The Great Wall(Matt Damon, monsters, Great Wall of China)...WTF?

So Matt Damon is making some Chinese movie set 1000 years ago where he fights monsters attacking the Great Wall of China…no I’m serious. It’s supposed to be the most expensive Chinese movie ever made.

First Look at the Great Wall

There’s a trailer for it.

https://youtu.be/rY3SeHushnc

They say impressive, I say likely to be a terrible idea. This would almost certainly be better off being entirely Chinese, but then presumably it wouldn’t have got the same budget.

On the upside, Andy Lau is great.

I wonder how a European got on the wall 1000 years ago. That would predate Marco Polo.

So Chinese movies with a big Hollywood star in them. I guess this is going to be a thing going forward.

This has been a thing for a few years already.

You just don’t hear much about them because they typically don’t get a lot of western press and only come out in limited release over here.

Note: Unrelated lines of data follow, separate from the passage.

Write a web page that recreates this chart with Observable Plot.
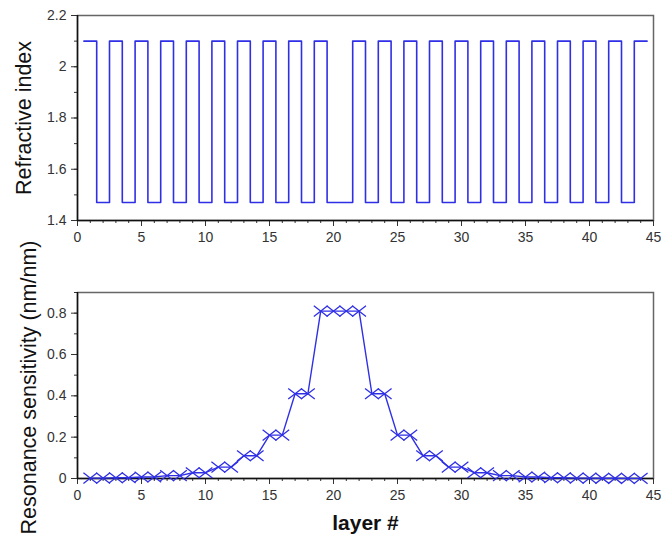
<!DOCTYPE html>
<html><head><meta charset="utf-8">
<script src="https://cdn.jsdelivr.net/npm/d3@7"></script>
<script src="https://cdn.jsdelivr.net/npm/@observablehq/plot@0.6"></script>
<style>body{margin:0;background:#fff;} #chart svg{display:block;overflow:visible;}</style>
</head><body><div id="chart"></div>
<script>
const layers = [1,2,3,4,5,6,7,8,9,10,11,12,13,14,15,16,17,18,19,20,21,22,23,24,25,26,27,28,29,30,31,32,33,34,35,36,37,38,39,40,41,42,43,44];
const refractiveIndex = [2.1,1.47,2.1,1.47,2.1,1.47,2.1,1.47,2.1,1.47,2.1,1.47,2.1,1.47,2.1,1.47,2.1,1.47,2.1,1.47,1.47,2.1,1.47,2.1,1.47,2.1,1.47,2.1,1.47,2.1,1.47,2.1,1.47,2.1,1.47,2.1,1.47,2.1,1.47,2.1,1.47,2.1,1.47,2.1];
const sensitivity = [0.0018,0.0018,0.0035,0.0035,0.007,0.007,0.014,0.014,0.028,0.028,0.055,0.055,0.11,0.11,0.21,0.21,0.41,0.41,0.81,0.81,0.81,0.81,0.41,0.41,0.21,0.21,0.11,0.11,0.055,0.055,0.028,0.028,0.014,0.014,0.007,0.007,0.0035,0.0035,0.0018,0.0018,0.0009,0.0009,0.0005,0.0005];
const xTicks = [0,5,10,15,20,25,30,35,40,45];
const xMinorTicks = d3.range(0, 46, 1);
const indexTicks = [1.4,1.6,1.8,2,2.2];
const indexMinorTicks = [1.4,1.5,1.6,1.7,1.8,1.9,2,2.1,2.2];
const sensTicks = [0,0.2,0.4,0.6,0.8];
const sensMinorTicks = [0,0.1,0.2,0.3,0.4,0.5,0.6,0.7,0.8,0.9];

const blue = "#2f2fe6";
const font = "'Liberation Sans', Arial, sans-serif";

const stepPts = layers.map((l, i) => ({x: l - 0.5, y: refractiveIndex[i]}));
stepPts.push({x: layers[layers.length - 1] + 0.5, y: refractiveIndex[refractiveIndex.length - 1]});
const sensPts = layers.map((l, i) => ({x: l, y: sensitivity[i]}));

const wideX = {draw(ctx, size) {
  const r = Math.sqrt(size / Math.PI);
  const w = r * 1.3;
  ctx.moveTo(-w, -r); ctx.lineTo(w, r);
  ctx.moveTo(-w, r); ctx.lineTo(w, -r);
}};

const axisStyle = {color: "#333", fontSize: 14, label: null};

const topPlot = Plot.plot({
  width: 661, height: 255,
  marginLeft: 77, marginRight: 8, marginTop: 15, marginBottom: 35,
  style: {fontFamily: font, background: "#fff", overflow: "visible"},
  x: {domain: [0, 45]},
  y: {domain: [1.4, 2.2]},
  marks: [
    Plot.frame({stroke: "#666", strokeWidth: 1.5}),
    Plot.axisX(xTicks, {...axisStyle, tickSize: 6, tickPadding: 6}),
    Plot.axisX(xMinorTicks, {...axisStyle, tickSize: 3, tickFormat: () => ""}),
    Plot.axisY(indexTicks, {...axisStyle, tickSize: 6, tickPadding: 5, tickFormat: d => String(d)}),
    Plot.axisY(indexMinorTicks, {...axisStyle, tickSize: 3, tickFormat: () => ""}),
    Plot.ruleX([0], {stroke: "#111", strokeWidth: 1.5}),
    Plot.ruleY([1.4], {stroke: "#111", strokeWidth: 1.5}),
    Plot.line(stepPts, {x: "x", y: "y", curve: "step-after", stroke: blue, strokeWidth: 1.6}),
    Plot.text(["Refractive index"], {frameAnchor: "left", textAnchor: "middle", rotate: -90, dx: -53, fontSize: 21.5, fill: "#111"})
  ]
});

const bottomPlot = Plot.plot({
  width: 661, height: 288,
  marginLeft: 77, marginRight: 8, marginTop: 37, marginBottom: 65,
  style: {fontFamily: font, background: "transparent", overflow: "visible"},
  x: {domain: [0, 45]},
  y: {domain: [0, 0.9]},
  marks: [
    Plot.frame({stroke: "#666", strokeWidth: 1.5}),
    Plot.axisX(xTicks, {...axisStyle, tickSize: 6, tickPadding: 6}),
    Plot.axisX(xMinorTicks, {...axisStyle, tickSize: 3, tickFormat: () => ""}),
    Plot.axisY(sensTicks, {...axisStyle, tickSize: 6, tickPadding: 5, tickFormat: d => String(d)}),
    Plot.axisY(sensMinorTicks, {...axisStyle, tickSize: 3, tickFormat: () => ""}),
    Plot.ruleX([0], {stroke: "#111", strokeWidth: 1.5}),
    Plot.ruleY([0], {stroke: "#111", strokeWidth: 1.5}),
    Plot.line(sensPts, {x: "x", y: "y", stroke: blue, strokeWidth: 1.4}),
    Plot.dot(sensPts, {x: "x", y: "y", symbol: wideX, r: 5.3, stroke: blue, strokeWidth: 1.3, fill: "none"}),
    Plot.text(["Resonance sensitivity (nm/nm)"], {frameAnchor: "left", textAnchor: "middle", rotate: -90, dx: -48, dy: 2, fontSize: 21.5, fill: "#111"}),
    Plot.text(["layer #"], {frameAnchor: "bottom", dy: 51, fontSize: 21, fontWeight: "bold", fill: "#111"})
  ]
});

document.getElementById("chart").append(topPlot, bottomPlot);
</script>
</body></html>
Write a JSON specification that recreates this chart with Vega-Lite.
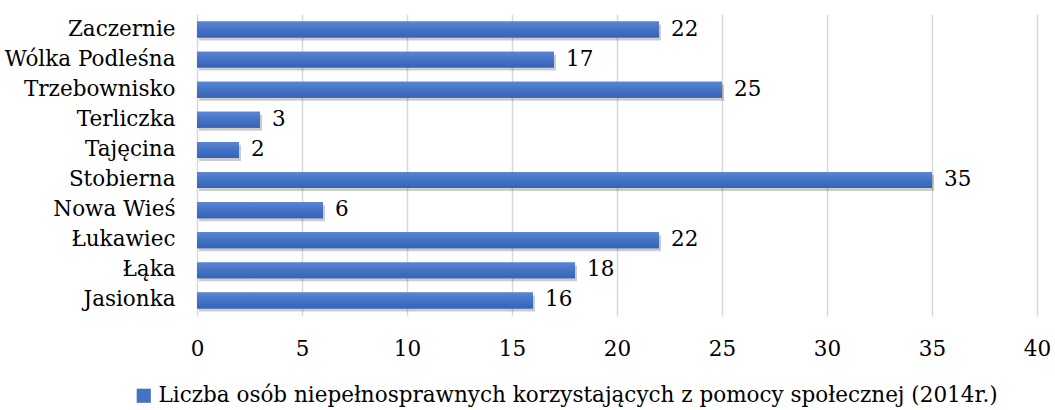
{
  "$schema": "https://vega.github.io/schema/vega-lite/v6.json",
  "width": 840,
  "height": 302,
  "autosize": {"type": "none"},
  "padding": {"left": 197, "top": 14, "right": 18, "bottom": 94},
  "background": "white",
  "config": {
    "view": {"stroke": null},
    "font": "DejaVu Serif",
    "axis": {"labelFont": "DejaVu Serif", "labelColor": "#000000", "labelFontSize": 21.5},
    "legend": {"labelFont": "DejaVu Serif", "labelFontSize": 21.5, "labelColor": "#000000"}
  },
  "data": {
    "values": [
      {"miejscowosc": "Zaczernie", "wartosc": 22, "seria": "Liczba osób niepełnosprawnych korzystających z pomocy społecznej (2014r.)"},
      {"miejscowosc": "Wólka Podleśna", "wartosc": 17, "seria": "Liczba osób niepełnosprawnych korzystających z pomocy społecznej (2014r.)"},
      {"miejscowosc": "Trzebownisko", "wartosc": 25, "seria": "Liczba osób niepełnosprawnych korzystających z pomocy społecznej (2014r.)"},
      {"miejscowosc": "Terliczka", "wartosc": 3, "seria": "Liczba osób niepełnosprawnych korzystających z pomocy społecznej (2014r.)"},
      {"miejscowosc": "Tajęcina", "wartosc": 2, "seria": "Liczba osób niepełnosprawnych korzystających z pomocy społecznej (2014r.)"},
      {"miejscowosc": "Stobierna", "wartosc": 35, "seria": "Liczba osób niepełnosprawnych korzystających z pomocy społecznej (2014r.)"},
      {"miejscowosc": "Nowa Wieś", "wartosc": 6, "seria": "Liczba osób niepełnosprawnych korzystających z pomocy społecznej (2014r.)"},
      {"miejscowosc": "Łukawiec", "wartosc": 22, "seria": "Liczba osób niepełnosprawnych korzystających z pomocy społecznej (2014r.)"},
      {"miejscowosc": "Łąka", "wartosc": 18, "seria": "Liczba osób niepełnosprawnych korzystających z pomocy społecznej (2014r.)"},
      {"miejscowosc": "Jasionka", "wartosc": 16, "seria": "Liczba osób niepełnosprawnych korzystających z pomocy społecznej (2014r.)"}
    ]
  },
  "encoding": {
    "y": {
      "field": "miejscowosc",
      "type": "nominal",
      "sort": null,
      "scale": {"paddingInner": 0.47, "paddingOuter": 0.25},
      "axis": {"title": null, "ticks": false, "domain": false, "labelPadding": 22, "labelFontSize": 21.5}
    },
    "x": {
      "field": "wartosc",
      "type": "quantitative",
      "scale": {"domain": [0, 40]},
      "axis": {
        "title": null,
        "values": [0, 5, 10, 15, 20, 25, 30, 35, 40],
        "ticks": false,
        "domain": false,
        "grid": true,
        "gridColor": "#d9d9d9",
        "gridWidth": 1.5,
        "labelPadding": 22,
        "labelFlush": false,
        "labelOverlap": false,
        "labelFontSize": 21.5
      }
    }
  },
  "layer": [
    {
      "mark": {"type": "bar", "color": "#000000", "opacity": 0.2, "xOffset": 2, "yOffset": 3}
    },
    {
      "mark": {"type": "bar"},
      "encoding": {
        "color": {
          "field": "seria",
          "type": "nominal",
          "scale": {"range": ["#4472C4"]},
          "legend": {
            "title": null,
            "orient": "none",
            "legendX": -64,
            "legendY": 371,
            "symbolType": "square",
            "symbolSize": 200,
            "symbolOpacity": 1,
            "labelFontSize": 21.5,
            "labelOffset": 4,
            "labelLimit": 1000
          }
        }
      }
    },
    {
      "mark": {
        "type": "bar",
        "color": {
          "gradient": "linear",
          "x1": 0, "y1": 0, "x2": 0, "y2": 1,
          "stops": [
            {"offset": 0, "color": "#5a86d4"},
            {"offset": 0.5, "color": "#4472C4"},
            {"offset": 1, "color": "#3563b8"}
          ]
        }
      }
    },
    {
      "mark": {"type": "text", "align": "left", "baseline": "middle", "dx": 12, "fontSize": 21.5, "color": "#000000"},
      "encoding": {"text": {"field": "wartosc", "type": "quantitative"}}
    }
  ]
}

It’s more an American film set in China, though I suppose Legendary is owned by a Chinese company these days.Gotta love the press release announcing the cast:

But don’t worry your little heads about who they are. It’s the Hollywood stars that matter.

The stars are the Americans, and the actors are Chinese. Got it.

Jonathan Kos-Read is the biggest western actor in China. (He’s called “Cao Cao” there.) he’s made a career out of playing the stock white guy in Chinese movies and TV. There’s a pretty interesting profile of him in NYT in which he talks about how he sort of fell into his gig and how the current swing to established Hollywood stars is encroaching on what used to be his guaranteed roles.

[quote]
There were only a handful of foreign actors working in China at the time, and Kos-Read quickly realized he offered filmmakers there a rare combination of traits. He spoke good Mandarin, was a decent actor and had a look that many Chinese consider typically “American”: six feet tall, square jaw, blue eyes. He was able to make a living in the industry, but his early roles weren’t great. At that stage of his career, most filmmakers still had limited exposure to foreigners and foreign cultures, and his early parts tended to reflect Chinese stereotypes of Westerners. He rarely played bad guys, because there are very few American villains in Chinese movies (those roles tend to go to the woeful cohort of Japanese actors working in China). Instead, Kos-Read was often typecast as a “dumb guy,” he says. Most frequently, he was an arrogant foreign businessman who falls for a local beauty, only to be spurned as she inevitably makes the virtuous choice to stay with her Chinese suitor. Sometimes he played the foreign friend whose presence onscreen is intended to make the main character seem more worldly; Kos-Read dubbed another stock character “the fool,” an arrogant Westerner whose disdain for China is, by the end of the movie, transformed into admiration.[/quote]

This seems nonsensical.

“What were they trying to keep out?”

I’m pretty sure that we know the answer to this question. The mongols. This isn’t some great mystery.

Wrong! It’s monsters. Obviously.

I remember a fascinating interview with a guy who was one of the go-to westerners in the 90s. Desperately trying to remember what podcast it was on.

Edit: Now I remember. It wasn’t a podcast. It was Bey Logan’s commentary for Once Upon A Time In China, which he did with Mark King. They spend much of the commentary talking about the weird situation for western actors in Hong Kong.

Heh. Just watched Ip Man 3 last week, and obviously enough, this guy was in it.

Isn’t the same thing going on with traditional voice actors in animation? Stars are replacing the normal and I believe more talented voice actors in a wide range of media.

Oh, I forgot another good recent example of a Hollywood actor in Chinese cinema.

Yimou Zhang directed this one too!

Cao Cao as in the leader of Wei from Romance of the Three Kingdoms? That sounds awesome. :)

Oh I watched this. It is clearly a fantasy cash-in as far as the American studios are concerned, and it is not terrible, but not great either. Willem Defoe is there clearly to cash the cheque, but Matt Damon and Pedro Pascal are at least ok. The other Chinese characters are more stereotypical Chinese view of Chinese rather than stereotypical Westerner’s view of Chinese. There is this wise patriarch/general, a few young brash subordinates on his side, including a token woman, a Zhuge Liang type wise advisor, an incompetent and young emperor etc. etc.

The most laboured parts are the character rapport scenes between Damon’s character and the token woman, they are all terrible because there is hardly any reason to take those seriously. Hard hitting character drama this is not. Damon speaking with an modern American accent does not help either.

And just as with most of Zhang Yimou’s films, you get great visual design, if nothing else. Watch his Curse of the Golden Flower for a even more fantastically beautiful film (if you can tolerate the melodramatic plot). The CGI however is pretty crap, with the monsters being pretty wooden. The sum total of this is no better than your typical mid-budget young-adult fantasy movie.

The whitewashing criticism doesn’t wash because this is not some white hero showing up to save the day, it is more a collaborative effort between the Chinese and the American.

I think this is the wrong kind of movie for that.